Longer term, I’d look to refine the metrics you use for events and how you collect the data. I love that you’ve started looking beyond “number of connections” to “valuable outcomes”; this definitely seems like a move in the right direction. However, it’s also not feasible for you to score responses from attendees at scale going forward. So I’d suggest giving asking responders to score the event themselves, while providing guidance on how different experiences should be scored (e.g. starting a new project = X) to promote consistency across respondents.
My hunch is that it’d be good to have people score the event along the different dimensions (connections, learning, motivation/positivity, action, other) you listed in the “How do attendees get value from EA community-building events?” post.
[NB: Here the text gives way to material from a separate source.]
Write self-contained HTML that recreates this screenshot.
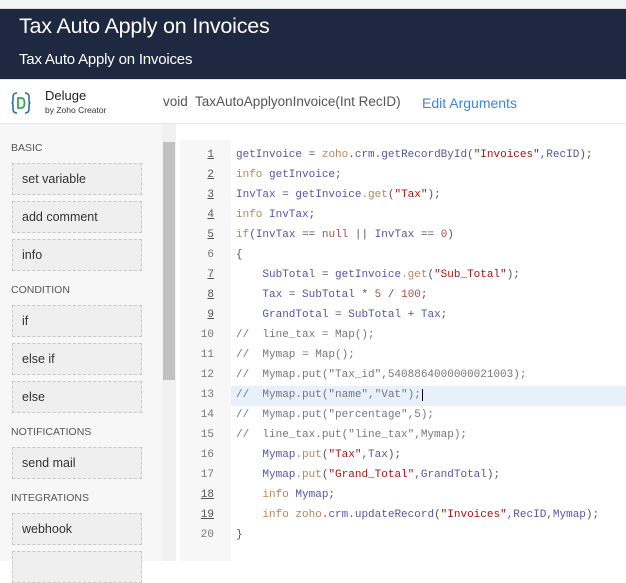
<!DOCTYPE html>
<html><head><meta charset="utf-8"><style>
*{margin:0;padding:0;box-sizing:border-box}
body{width:626px;height:561px;overflow:hidden;background:#fff;font-family:"Liberation Sans",sans-serif;position:relative}
.top{position:absolute;left:0;top:0;width:626px;height:9px;background:#f3f3f3;border-bottom:1px solid #ddd}
.hdr{position:absolute;left:0;top:9px;width:626px;height:70px;background:#1e2841;color:#fff}
.hdr .t1{position:absolute;left:19px;top:5px;font-size:21.5px;letter-spacing:-0.2px}
.hdr .t2{position:absolute;left:19px;top:42px;font-size:15px;letter-spacing:-0.2px}
.bar{position:absolute;left:0;top:79px;width:626px;height:45px;background:#fff;border-top:1px solid #dfe6ef;border-bottom:1px solid #e6e6e6}
.side{position:absolute;left:0;top:124px;width:176px;height:437px;background:#f7f7f7}
.sb{position:absolute;left:162px;top:124px;width:14px;height:437px;background:#f1f1f1}
.thumb{position:absolute;left:163px;top:142px;width:12px;height:238px;background:#c1c1c1}
.cat{position:absolute;left:11px;font-size:10.5px;color:#555}
.btn{position:absolute;left:12px;width:130px;height:32px;background:#efefef;border:1px dashed #c8c8c8;font-size:12.5px;color:#333;padding:8px 0 0 9px}
.gut{position:absolute;left:180px;top:140px;width:51px;height:421px;background:#f7f7f7}
.code{position:absolute;left:231px;top:140px;width:395px;height:421px;background:#fff}
.ln{position:absolute;left:190px;width:24px;text-align:right;font-family:"Liberation Mono",monospace;font-size:11px;color:#777}
.ln.u{text-decoration:underline;color:#555}
.cl{position:absolute;left:236px;font-family:"Liberation Mono",monospace;font-size:11px;color:#5556a0;white-space:pre}
.k{color:#b3885a}.s{color:#a31515}.c{color:#777}.n{color:#a7504b}.p{color:#555}
</style></head><body>
<div class="top"></div>
<div class="hdr"><div class="t1">Tax Auto Apply on Invoices</div><div class="t2">Tax Auto Apply on Invoices</div></div>
<div class="bar">
<svg style="position:absolute;left:11px;top:11px" width="20" height="24" viewBox="0 0 20 24"><path d="M6 2 Q2 2 2 6 L2 10 Q2 12 0.5 12 Q2 12 2 14 L2 18 Q2 22 6 22" fill="none" stroke="#2d6fa6" stroke-width="1.6"/><path d="M14 2 Q18 2 18 6 L18 10 Q18 12 19.5 12 Q18 12 18 14 L18 18 Q18 22 14 22" fill="none" stroke="#2d6fa6" stroke-width="1.6"/><path d="M7 7 L10 7 Q13.5 7 13.5 12 Q13.5 17 10 17 L7 17 Z" fill="none" stroke="#3aa655" stroke-width="1.8"/></svg>
<div style="position:absolute;left:45px;top:8px;font-size:13px;color:#222">Deluge</div>
<div style="position:absolute;left:45px;top:25px;font-size:8.5px;color:#333">by Zoho Creator</div>
<div style="position:absolute;left:163px;top:14px;font-size:13.5px;color:#555">void&nbsp; TaxAutoApplyonInvoice(Int RecID)</div>
<div style="position:absolute;left:422px;top:15px;font-size:14px;color:#3c86d6">Edit Arguments</div>
</div>
<div class="side"></div><div class="sb"></div><div class="thumb"></div>
<div class="cat" style="top:142px">BASIC</div>
<div class="btn" style="top:163px">set variable</div>
<div class="btn" style="top:201px">add comment</div>
<div class="btn" style="top:239px">info</div>
<div class="cat" style="top:284px">CONDITION</div>
<div class="btn" style="top:305px">if</div>
<div class="btn" style="top:343px">else if</div>
<div class="btn" style="top:381px">else</div>
<div class="cat" style="top:426px">NOTIFICATIONS</div>
<div class="btn" style="top:447px">send mail</div>
<div class="cat" style="top:492px">INTEGRATIONS</div>
<div class="btn" style="top:513px">webhook</div>
<div class="btn" style="top:551px"></div>
<div class="gut"></div><div class="code"></div>
<div style="position:absolute;left:231px;top:386px;width:395px;height:20px;background:#e8f0fb"></div>
<div class="ln u" style="top:149px">1</div><div class="cl" style="top:149px">getInvoice <span class="p">=</span> <span class="k">zoho</span><span class="p">.</span>crm.getRecordById<span class="p">(</span><span class="s">"Invoices"</span>,RecID<span class="p">);</span></div>
<div class="ln u" style="top:169px">2</div><div class="cl" style="top:169px"><span class="k">info</span> getInvoice<span class="p">;</span></div>
<div class="ln u" style="top:189px">3</div><div class="cl" style="top:189px">InvTax <span class="p">=</span> getInvoice<span class="k">.get</span><span class="p">(</span><span class="s">"Tax"</span><span class="p">);</span></div>
<div class="ln u" style="top:209px">4</div><div class="cl" style="top:209px"><span class="k">info</span> InvTax<span class="p">;</span></div>
<div class="ln u" style="top:229px">5</div><div class="cl" style="top:229px"><span class="k">if</span><span class="p">(</span>InvTax <span class="p">==</span> <span class="n">null</span> <span class="p">||</span> InvTax <span class="p">==</span> <span class="n">0</span><span class="p">)</span></div>
<div class="ln" style="top:249px">6</div><div class="cl" style="top:249px"><span class="p">{</span></div>
<div class="ln u" style="top:269px">7</div><div class="cl" style="top:269px">    SubTotal <span class="p">=</span> getInvoice<span class="k">.get</span><span class="p">(</span><span class="s">"Sub_Total"</span><span class="p">);</span></div>
<div class="ln u" style="top:289px">8</div><div class="cl" style="top:289px">    Tax <span class="p">=</span> SubTotal <span class="p">*</span> <span class="n">5</span> <span class="p">/</span> <span class="n">100</span><span class="p">;</span></div>
<div class="ln u" style="top:309px">9</div><div class="cl" style="top:309px">    GrandTotal <span class="p">=</span> SubTotal <span class="p">+</span> Tax<span class="p">;</span></div>
<div class="ln" style="top:329px">10</div><div class="cl c" style="top:329px">//  line_tax = Map();</div>
<div class="ln" style="top:349px">11</div><div class="cl c" style="top:349px">//  Mymap = Map();</div>
<div class="ln" style="top:369px">12</div><div class="cl c" style="top:369px">//  Mymap.put("Tax_id",5408864000000021003);</div>
<div class="ln" style="top:389px">13</div><div class="cl c" style="top:389px">//  Mymap.put("name","Vat");<span style="border-left:1.5px solid #000;margin-left:1px"></span></div>
<div class="ln" style="top:409px">14</div><div class="cl c" style="top:409px">//  Mymap.put("percentage",5);</div>
<div class="ln" style="top:429px">15</div><div class="cl c" style="top:429px">//  line_tax.put("line_tax",Mymap);</div>
<div class="ln" style="top:449px">16</div><div class="cl" style="top:449px">    Mymap<span class="k">.put</span><span class="p">(</span><span class="s">"Tax"</span>,Tax<span class="p">);</span></div>
<div class="ln" style="top:469px">17</div><div class="cl" style="top:469px">    Mymap<span class="k">.put</span><span class="p">(</span><span class="s">"Grand_Total"</span>,GrandTotal<span class="p">);</span></div>
<div class="ln u" style="top:489px">18</div><div class="cl" style="top:489px">    <span class="k">info</span> Mymap<span class="p">;</span></div>
<div class="ln u" style="top:509px">19</div><div class="cl" style="top:509px">    <span class="k">info zoho</span><span class="p">.</span>crm.updateRecord<span class="p">(</span><span class="s">"Invoices"</span>,RecID,Mymap<span class="p">);</span></div>
<div class="ln" style="top:529px">20</div><div class="cl" style="top:529px"><span class="p">}</span></div>
</body></html>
That might make the survey too onerous, but if you could collect that data you’d have a lot of granularity about which events accrued which type of value and it’s probably easier to do relative scoring within categories rather than across them. You’d still be able to create a single score based on a weighted average of the different dimensions (where you’d presumably give connections and learning the most weight, since that’s where people seem to get the most value).